Think about your favorite foods–what you’d like to cook for yourself.  I like to do soups and stews in the winter, but don’t always want huge quantities, so the small covered casserole (4-quart) which can function like a small stockpot,  or dutch oven (oven or  stove-top) is a necessity for me.  It’s the workhorse in my kitchen.  Another that I reach for a lot is the small sauté pan–just the right size for one or two chops.

There are other things to consider in your choice of cookware:  What is the manufacturer’s recommendation about putting it in the dishwasher?  Can the pans (with lids) go from stove-top to oven cooking?  This last is the much more important consideration (at least for me) since in order to cook with minimal attention I use the oven a lot for finishing stews, making stocks–anything that requires long, slow cooking.

Dishwasher safe if less important when cooking for one. The All-Clad stainless steel is dishwasher safe, but other finishes are not.  Stainless steel is my preference for appearance–and for the fact that it can be used with induction cooking.  Copper clad is beautiful–if you don’t mind the maintenance–I ogle a friend’s copper All-Clad enviously, but know that mine would never look like that!   For other information you can go to the manufacturer’s FAQs.

As you cook more, it’s likely you’ll want to add other pots and pans.  I’ve got a couple of All-Clad pans on my wish list:  Right at the top of my wish list is the petit braisier. I have (as a gift) a Calphalon 12-inch “everyday” pan.  It performs very well, but it’s too big for many of the things that I cook as single servings.  It can function is so many ways–skillet, brasier, omelet pan, and the short handles make it ideal for things that go from stove-top to oven. Another on my wish list is the round dutch oven for one.  I  use my pans directly from oven/stove-top to table–and not because I’m cooking only for myself (and the cat).  I think that the rounded bottom corners and the domed lid would be great–and besides, aesthetics do count, too; it’s a great looking pan.

I’d love a domed lid to fit my sauté pan (if possible), rather than buying another pan.  The flat lids that I have fit so well and have handles that can go in the oven, but every once in a while, that domed lid would be great since it give you a bit of extra capacity. Then there is the French brasier…another to the wish list!  There are times when the stainless steel rack would be wonderful….

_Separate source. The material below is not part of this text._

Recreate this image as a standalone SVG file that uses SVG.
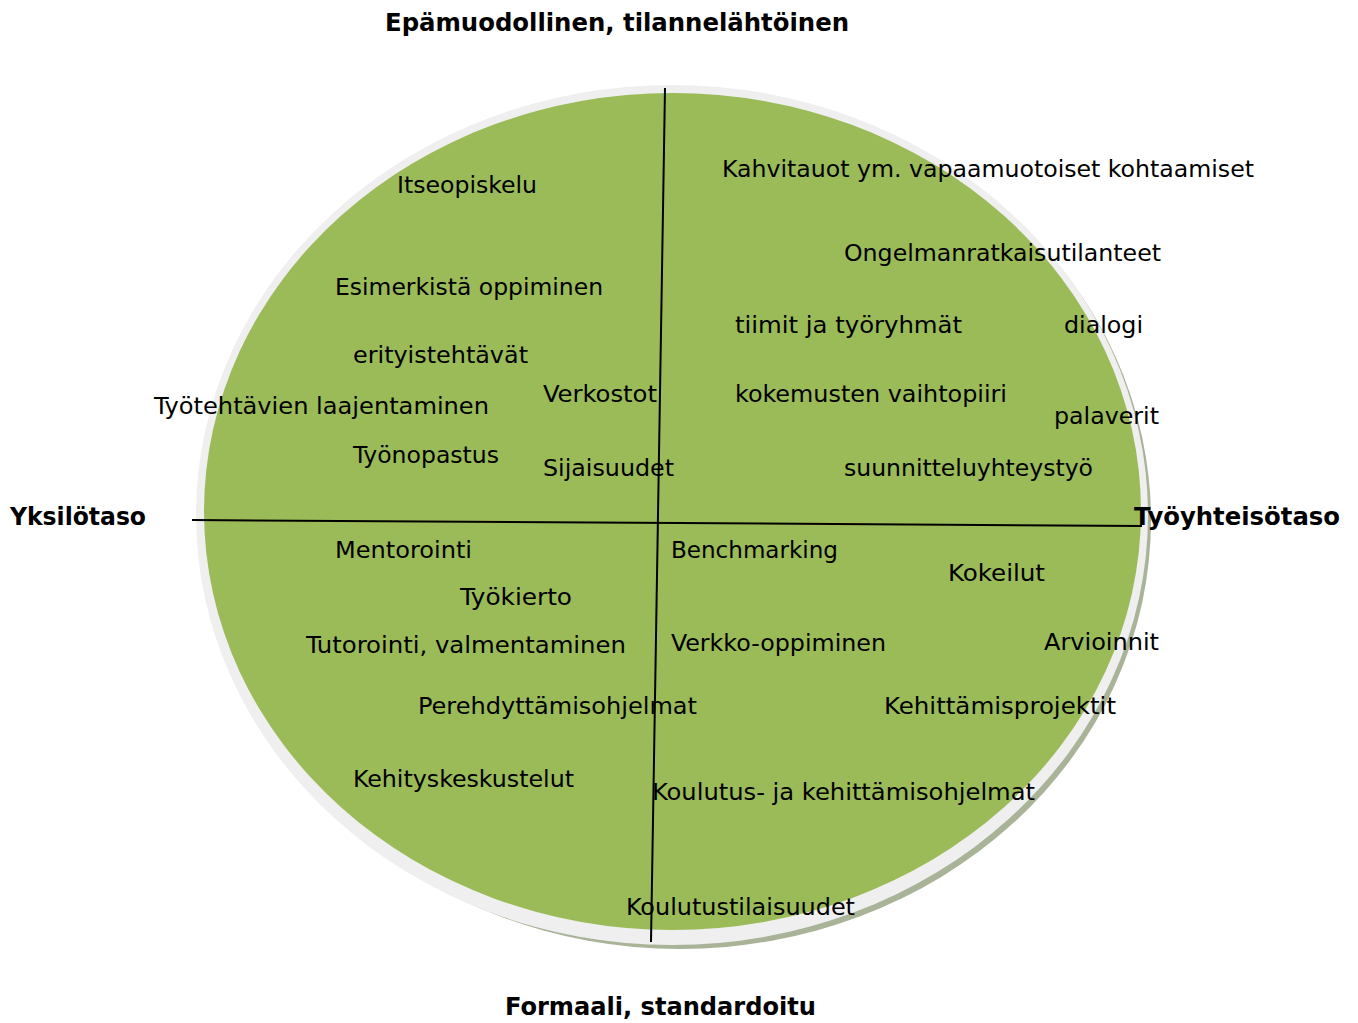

You might be wondering why I’ve not mentioned nonstick cookware.  I do have two nonstick pans–which are very infrequently used.  For dishes that may go stove-top to broiler, I’d be concerned about the temperature effect on the nonstick coating.  For frying, I often want to use high heat, so for me, nonstick is out.  The two places where it is useful are an omelet pan and a pan in which you sauté delicate fish.  Generally, I think that if you have good cookware that distributes  heat well, you warm the pan before adding oil, and let your oil heat before you put anything in, any pan is nonstick!  Nonstick cookware has the disadvantage of not forming fond as well–which can keep pan sauces from being as flavorful as when it develops well.  If you like to do quick sautés and make pan sauces, then you might not want nonstick; however, you cookware needs to fit you style of achieving big-time taste with small-time cooking.  To help you make that decision, I’d recommend the Cook’s Illustrated article on nonstick cookware.

Shop carefully, compare prices.  It’s possible to find even some of the high-end cookware at special prices, so check prices.  Have to love the Internet.  Just to give you an example, I did price comparisons for that petit braisier that tops my wish list:  I found it ranging from $99.99 to $179.95.  The lowest price (excluding shipping–don’t forget that) was from Cooking.com (and that was with free shipping and a coupon code given)! I think I just found the Christmas present that Keiko, the cat, is going to give me!